Copy and paste the below code into the 'Code' section, selecting Python 3.5 as the language:
import sys
import os
import pickle
import numpy as np
import sklearn
import pandas as pd
from collections import OrderedDict
def process(event, state):
transaction_id = event['TransactionID']
tx_datetime = event['InvoiceDate']
customer_id = event['CustomerID']
quantity = event['Quantity']
price = event['UnitPrice']
data = np.array([[price, quantity, customer_id]])
predict_prob = state['logistic_model'].predict_proba(data)
prob_cancelled = predict_prob[0][1]
prediction = OrderedDict([
('transaction_id', transaction_id),
('invoice_date', tx_datetime),
('prob_cancelled', prob_cancelled)
])
return prediction
def load_logistic_model(state, path_logistic_model):
state['logistic_model'] = pickle.load(open(path_logistic_model, 'rb'))
Still in Python Machine Learning node settings, click 'Edit Output Schema'. Enter enter three attributes, as below:
Attribute name | Type |
---|---|
transaction_id | Number |
invoice_date | Number |
prob_cancelled | Number |
Click Save, then Close.
Finally, connect the two nodes by drawing a line from one to the other on the canvas.
From the 'Processing and Analytics' node group, drag and drop the 'Filter' node onto the canvas. In the settings of the node, paste the below code into the condition expression:
prob_cancelled >= 0.65
You can learn more about filter expressions in [the documentation].(https://dataplatform.ibm.com/docs/content/streaming-pipelines/filter.html)
Connect the filter node to the Python Machine Learning node.
NB: E-mail alerts require credentials to an SMTP server.
From the 'Alerts' node group, drag and drop the 'E-mail' node onto the canvas. In the settings of the node, enter the details of your SMTP server (this could be via the SendGrid service on IBM Cloud, or your own SMTP server.)
Example Subject:
ACTION REQUIRED : Risky Transaction Identified (ID: {{transaction_id}})
Example Body:
Hello,
The Risky Transaction Service has identified the below risky transaction, details below:
Transaction ID : {{transaction_id}}
Invoice Date : {{invoice_date}}
Please action ASAP.
DO NOT REPLY TO THIS EMAIL
Connect the E-mail node to the filter node.
Navigate to your IBM Cloud Dashboard, and under Services click on your Cloud Object Store. Create two new buckets, streaming-data-output
and streaming-risky-transactions
.
From the 'Targets' node group, drag and drop two 'Cloud Object Store' nodes onto the canvas. For each node, add the connection details to your COS instance, and a file path, referencing the two buckets that you just created (streaming-data-output
bucket for Python Machine Learning output, and streaming-risky-transactions
for filtered output.) Set the format and the file creation variables (e.g. CSV, 10k events per file). Connect the COS nodes to the respective nodes in the flow.
Deploy the flow by clicking the 'Save and Run the Streams Flow' button in the toolbar (▶).
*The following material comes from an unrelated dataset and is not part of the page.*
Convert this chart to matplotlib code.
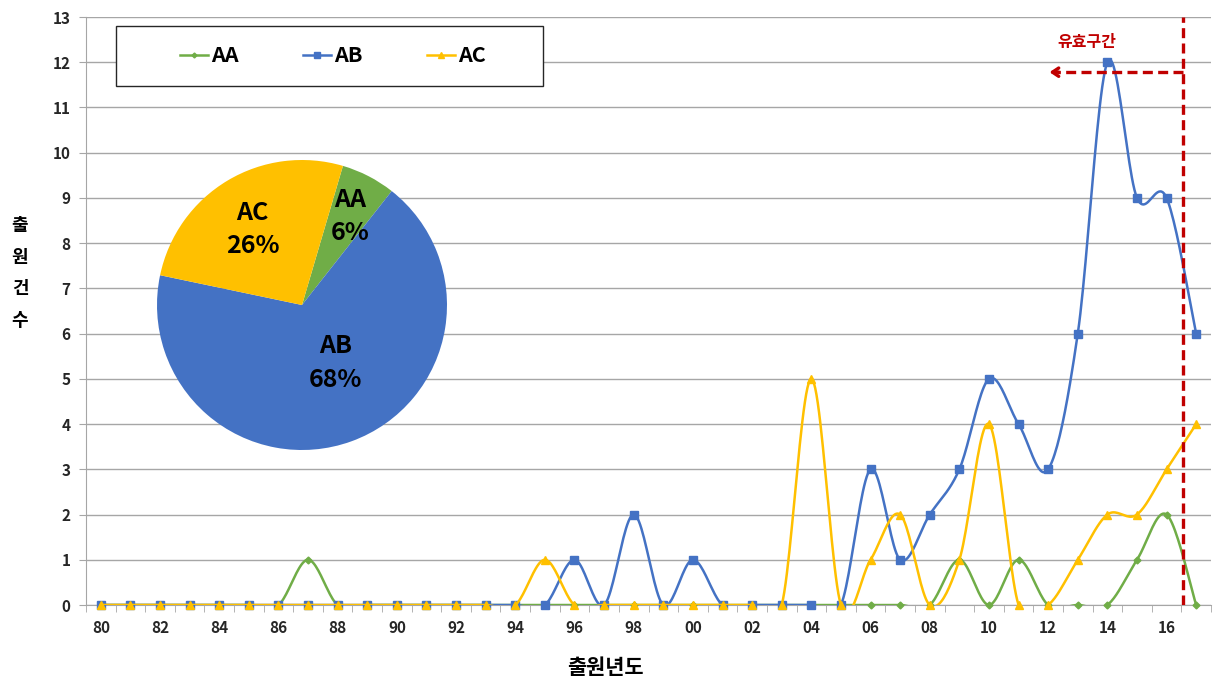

If you are prompted to start the Streaming Analytics service, click yes. You will now see the flow deploy and run, similar to the gif [above].(https://github.com/ibm-cloud-streaming-retail-demo/wdp-streams-designer-ml-alert#deploy-the-streams-flow) You can see the rate of incoming data in the available graphs. To view a sample of incoming data at any point during the flow, click the pipe between two nodes.
The kafka-producer-for-simulated-data allows you to generate a risky transaction to demo the machine learning model being triggered. To generate a risky transaction, open a new browser tab and to go http://your-app-url.mybluemix.net/simulate_risky_transaction. You will see the details of the risky transaction in the new tab. Switch back to the streaming flow, and you will see the transaction flow through (hover over the filter or e-mail node to see the total throughput).